It's simple, if we assume people usually choose between extremes, they can choose between not believing almost anything they're told, and believing almost everything they're told. While both extremes are horrible there is a rationale behind each of them, an empirical formula that can help you decide which to choose. When you don't believe everything, judging by the ratio of lies to truth, you can be right about a the thousand lies you reject and wrong about the single truth you reject along the way. When you believe everything, you're wrong about lies and correct about the truth.
The alternative is simple, either be right about all lies you reject and risk rejecting the few truths that come across your way, or risk being wrong about all the lies you accept and be certain of truths you accept.
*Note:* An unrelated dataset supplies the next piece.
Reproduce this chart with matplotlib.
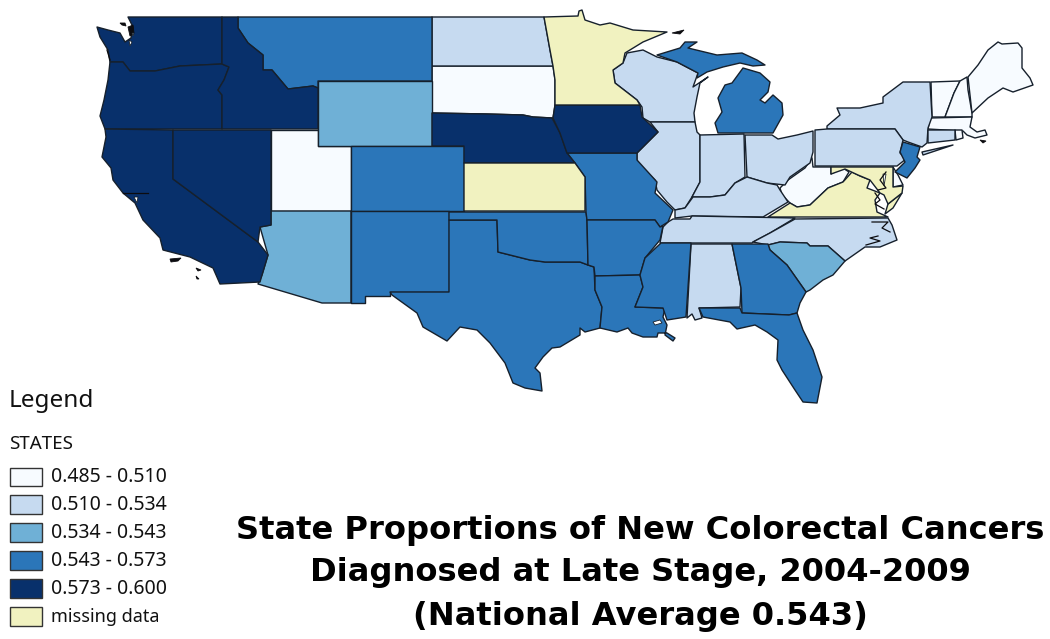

In a way those who don't dare believe anything cannot take the risk and for this, they are rewarded of not being wrong most of the time, but the real question is, does truth deserve the risk? If we don't dare to reach the truth, what should we dare for?
1 comment:
i find myself belonging to those who take the risk of believing everything!
my rationale was, "why would people choose not to tell the truth"!! yeah, sort of naive, and got me disappointed quite a number of times... but i think the truth IS worth it...
in a sense it's like either believing that all people are bad or all people are good; if you choose the first you'd probably be right more often than you'd be wrong and vice versa... but it is worth all the disappointments when you're actually right about good people!